Willows in Walsham le Willows / Bob Jones.

By Henrik Thiil Nielsen, 2014-08-02. Revised by Henrik Thiil Nielsen, 2021-01-11.

The road name Robhodway occurs in two entries in the Walsham le Willows (Suffolk) court rolls for 1344 (see Evidence below). "Robhood" is recorded as a family name in Walsham le Willows from 1283 to 1628.[1] As is the case with other surnames of the "Robinhood" type, the etymology is unknown, and it is not entirely certain that this surname has anything to do with Robin Hood. Although it seems more likely Robhodway was named after the local Robhood family than vice versa, this also cannot be regarded as certain. It is, however, difficult to imagine what circumstance or natural or manmade feature could have given the road its name if not the simple fact that it was the road where the Robhood family lived. Whether Robhodway is in any way a Robin Hood-related place-name therefore depends on whether it meant 'the road where the Robhoods live' and whether the surname has anything to do with Robin Hood. However, if this place-name is thus of dubious relevance, this is something it may share with other apparently Robin Hood-related place-names. In many cases where we do not know the history behind a "Robinhood" or "Robin Hood" place-name, it is possible that it originally referred to a perfectly law abiding citizen named Robin or Robert Hood or surnamed Robinhood. Robin Hood's Grave at Kirklees Priory is perhaps an example of this.
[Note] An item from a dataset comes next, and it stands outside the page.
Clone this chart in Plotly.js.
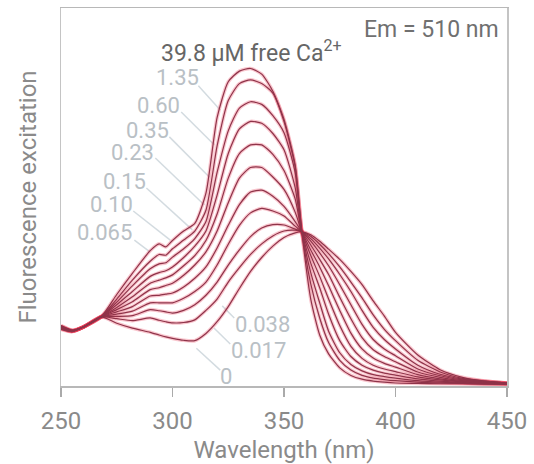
<!DOCTYPE html>
<html>
<head>
<meta charset="utf-8">
<script src="https://cdn.plot.ly/plotly-3.0.1.min.js"></script>
<style>
  html, body { margin: 0; padding: 0; background: #ffffff; }
  #chart { width: 534px; height: 464px; }
</style>
</head>
<body>
<div id="chart"></div>
<script>
// Excitation wavelength (nm)
const wavelengths = [250,255,260,268,275,282,290,294,297,300,305,310,315,320,325,330,335,340,345,350,355,358,362,366,370,375,380,385,390,395,400,410,420,430,440,450];

// Fluorescence excitation (relative units) for each free Ca2+ concentration (µM)
const ca_0     = [16.0,14.8,15.6,18.3,16.6,15.3,14.2,13.5,13.0,12.6,12.1,12.0,13.9,17.0,21.0,25.8,30.3,34.0,37.0,39.3,40.5,40.8,40.0,38.3,36.2,33.5,30.3,26.8,22.5,18.5,14.2,8.2,4.3,2.3,1.3,0.8];
const ca_0017  = [15.9,14.7,15.6,18.3,17.8,17.3,18.0,17.4,17.0,16.7,16.8,17.5,20.0,23.0,27.5,31.3,34.8,37.6,39.7,41.0,41.2,40.8,39.6,37.5,35.0,31.5,27.5,23.3,18.8,15.0,12.0,6.8,3.7,2.0,1.3,0.8];
const ca_0038  = [15.8,14.7,15.6,18.3,18.4,18.6,20.2,19.9,19.6,19.3,20.0,21.5,24.0,27.5,32.0,36.0,39.5,41.8,42.7,42.6,41.5,40.8,39.0,36.5,33.6,29.5,25.0,20.0,15.5,12.3,9.8,5.5,3.1,1.8,1.2,0.8];
const ca_0065  = [15.7,14.6,15.6,18.3,19.0,19.8,22.0,22.0,22.0,22.0,23.2,25.0,27.5,32.0,37.5,42.5,45.8,47.0,46.3,45.0,42.3,40.8,38.3,35.2,31.8,26.8,21.5,16.3,12.3,9.8,8.0,4.5,2.7,1.6,1.1,0.7];
const ca_010   = [15.6,14.6,15.6,18.3,19.6,21.0,23.8,24.0,24.3,24.6,26.2,28.5,31.5,36.5,42.5,48.0,51.3,51.8,50.2,47.5,43.5,40.8,37.3,33.5,29.5,23.5,17.8,12.8,9.6,7.8,6.4,3.7,2.3,1.4,1.0,0.7];
const ca_015   = [15.5,14.6,15.6,18.3,20.2,22.3,25.5,26.0,26.6,27.2,29.3,32.0,35.5,41.0,48.5,55.0,57.8,57.8,55.3,52.0,46.0,40.8,36.0,31.5,26.5,20.0,14.0,9.8,7.4,6.0,5.0,3.0,1.9,1.2,0.9,0.7];
const ca_023   = [15.4,14.5,15.6,18.3,20.8,23.6,27.2,28.0,28.6,29.4,31.8,34.5,38.5,45.5,55.0,61.5,63.8,63.8,61.3,57.0,49.5,40.8,34.5,29.0,23.0,16.0,10.5,7.3,5.5,4.5,3.8,2.4,1.6,1.1,0.8,0.6];
const ca_035   = [15.3,14.5,15.6,18.3,21.5,25.0,29.0,30.0,30.5,31.5,34.0,37.0,41.0,50.5,61.5,68.0,70.0,69.5,66.8,62.5,52.5,40.8,32.5,26.0,19.0,12.0,7.8,5.5,4.2,3.4,2.9,1.9,1.3,0.9,0.7,0.6];
const ca_060   = [15.2,14.5,15.6,18.3,22.2,26.5,31.0,32.3,32.6,34.1,36.3,39.0,43.5,56.5,67.5,73.5,75.2,74.5,71.5,67.0,56.5,40.8,30.0,22.0,14.5,8.8,5.7,4.0,3.0,2.5,2.1,1.4,1.0,0.8,0.6,0.5];
const ca_135   = [15.1,14.4,15.6,18.3,23.0,28.0,33.0,34.8,34.6,36.3,38.6,41.0,46.5,63.5,75.5,80.0,81.0,80.0,77.5,70.0,58.0,40.8,27.0,18.0,11.5,6.8,4.2,2.8,2.1,1.7,1.4,1.0,0.8,0.7,0.6,0.5];
const ca_398   = [15.0,14.4,15.6,18.3,24.2,29.8,35.8,37.6,36.8,38.5,41.0,43.0,51.0,71.0,80.5,83.3,84.0,82.5,78.0,70.5,58.5,40.8,23.0,13.5,8.5,4.8,2.8,1.8,1.3,1.0,0.8,0.7,0.6,0.6,0.5,0.5];

const seriesNames = ["0","0.017","0.038","0.065","0.10","0.15","0.23","0.35","0.60","1.35","39.8"];
const seriesValues = [ca_0, ca_0017, ca_0038, ca_0065, ca_010, ca_015, ca_023, ca_035, ca_060, ca_135, ca_398];

// Curve labels (text) placed beside the curves
const curveLabels = ["1.35","0.60","0.35","0.23","0.15","0.10","0.065","0.038","0.017","0"];
const xTicks = [250,300,350,400,450];

const FONT = "Roboto, 'Liberation Sans', sans-serif";

const traces = [];
seriesValues.forEach((vals, i) => {
  traces.push({
    x: wavelengths, y: vals, type: "scatter", mode: "lines",
    name: seriesNames[i], showlegend: false, hoverinfo: "skip",
    line: { color: "rgba(232,50,78,0.28)", width: 3.6, shape: "spline", smoothing: 0.6 }
  });
});
seriesValues.forEach((vals, i) => {
  traces.push({
    x: wavelengths, y: vals, type: "scatter", mode: "lines",
    name: seriesNames[i] + " µM", showlegend: false,
    line: { color: "#8f3349", width: 1.2, shape: "spline", smoothing: 0.6 }
  });
});

// label placement (data coordinates) and leader lines
const labelPos = [
  [302.2, 81.5], [293.6, 74.3], [288.7, 67.7], [282.0, 61.9], [278.4, 54.2],
  [272.6, 47.9], [269.4, 40.7], [340.2, 16.4], [338.4, 9.3], [324.1, 2.6]
];
const leaders = [
  [311.6, 79.4, 321.4, 73.0], [303.9, 72.5, 318.7, 63.8], [298.6, 65.9, 316.5, 55.3],
  [292.3, 60.3, 314.3, 47.9], [288.3, 52.4, 308.9, 41.3], [282.4, 46.3, 299.0, 38.6],
  [282.9, 38.6, 290.0, 35.4], [327.7, 18.0, 322.3, 21.2], [325.9, 11.1, 318.7, 15.3],
  [321.4, 4.2, 310.7, 10.0]
];

const annotations = curveLabels.map((t, i) => ({
  text: t, x: labelPos[i][0], y: labelPos[i][1], xref: "x", yref: "y",
  showarrow: false, xanchor: "center", yanchor: "middle",
  font: { family: FONT, size: 22, color: "#b9c0c5" }
}));
annotations.push({
  text: "39.8 µM free Ca<sup>2+</sup>", x: 335.3, y: 88.6, xref: "x", yref: "y",
  showarrow: false, xanchor: "center", yanchor: "middle",
  font: { family: FONT, size: 23, color: "#666666" }
});
annotations.push({
  text: "Em = 510 nm", x: 416, y: 94.4, xref: "x", yref: "y",
  showarrow: false, xanchor: "center", yanchor: "middle",
  font: { family: FONT, size: 23, color: "#707070" }
});

const shapes = leaders.map(l => ({
  type: "line", xref: "x", yref: "y", x0: l[0], y0: l[1], x1: l[2], y1: l[3],
  line: { color: "#d3dbe0", width: 1.5 }, layer: "below"
}));

const layout = {
  width: 534, height: 464,
  margin: { l: 61, r: 27, t: 8, b: 78 },
  paper_bgcolor: "#ffffff", plot_bgcolor: "#ffffff",
  showlegend: false,
  font: { family: FONT, color: "#888888" },
  xaxis: {
    range: [250, 450], tickvals: xTicks, ticktext: xTicks.map(String),
    ticks: "outside", ticklen: 9, tickwidth: 1.5, tickcolor: "#aaaaaa",
    ticklabelstandoff: 4,
    showline: true, mirror: true, linecolor: "#b8b8b8", linewidth: 1.5,
    showgrid: false, zeroline: false,
    tickfont: { family: FONT, size: 24, color: "#8a8a8a" },
    title: { text: "Wavelength (nm)", font: { family: FONT, size: 24, color: "#8a8a8a" }, standoff: 8 }
  },
  yaxis: {
    range: [0, 100], showticklabels: false, ticks: "",
    showline: true, mirror: true, linecolor: "#c4c4c4", linewidth: 1.5,
    showgrid: false, zeroline: false,
    title: { text: "Fluorescence excitation", font: { family: FONT, size: 24, color: "#8a8a8a" }, standoff: 16 }
  },
  annotations: annotations,
  shapes: shapes
};

Plotly.newPlot("chart", traces, layout, { displayModeBar: false, staticPlot: true });
</script>
</body>
</html>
1344 - Robhodway (Walsham le Willows) (1)

[12 Apr. 1344:]
[Thomas Fuller, Walter Fuller and Roger, prior of Ixworth, fined for digging on the common at Staple way and digging clay at Robhodway.][2]

1344 - Robhodway (Walsham le Willows) (2)

[12 Apr. 1344:]
[Roger, prior of Ixworth, fined for encroachment at Robhodway, by digging of a claypit on the common there.][3]